A two-dimension display of data is a Relational database table with two keys.

In your example, the Student Key and the Session Key.

A "Composite key" is a piece of noise that you can ignore. It isn't helpful and isn't necessary. A composite key does not solve any problems well and create many difficulties. Pretend you never heard it.

What we do is introduce an additional column with a simple "identifier". It's an "autogenerated, surrogate key" for they row. Autogenerated unique keys for each row are a good thing. Composite keys are a bad thing.

The logical structure you have can be considered a Ternary Relationship, where recommended to you table is corresponding to the Attendance relationship object.
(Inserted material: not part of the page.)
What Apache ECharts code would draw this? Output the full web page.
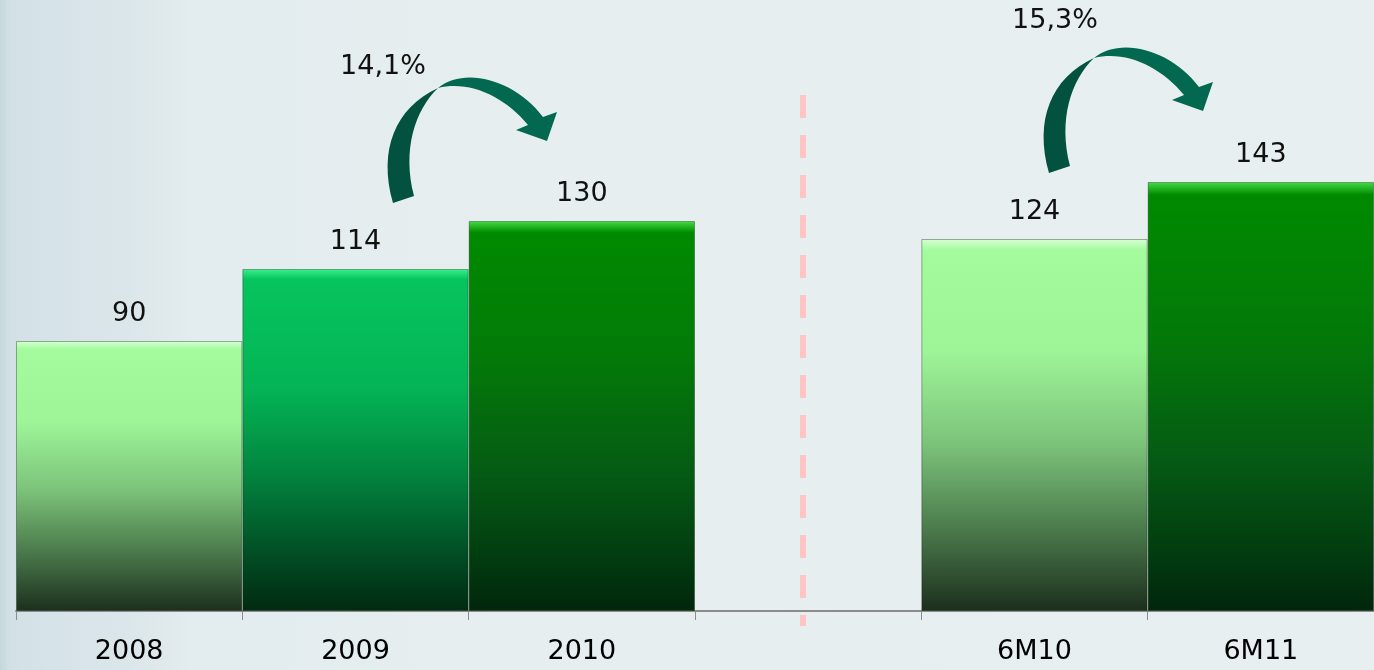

Therefore ideally you should also create you object model similar to this:

Storing simulation results in a persistent manner for Python?

_{(source: databasedesignstudio.com)}
.

Now, in your case one could argue why do you need more then 1 table, if you have only one field for each of the Entity tables. But I would still model it this way, as this model better represents the real world, and you still need to store somewhere the Project students prefer to work on, which would be another table with many-to-many relationship to Student table.

Working with entities is better and easier for you to understand sqlalchemy; whereas if you just keep one table, how much will you delve into the database really?

About composite keys: S.Lott gave you good reasons to avoid using them, and I fully agree with his take on the topic.

Can't help you on the db stuff, as I'm a total newb and only know enough to query data from sqlite tables...

For persistence, though, could you use the pickle module to store your objects? Check the docs for the exact usage, but I think it's pretty much file(filename, 'wb').write(pickle.pickle(myobject)) to write it and myobject = pickle.unpickle(file(filename, 'rb')) to read.

Then you can read multiple tables/whatever into multiple variables and do whatever comparisons you want.

If you don't need/want to read it back in via Python, you could also just manually format it as tab delimited or something and load that file into the spreadsheet app of your choice (OpenOffice Calc is fantastic).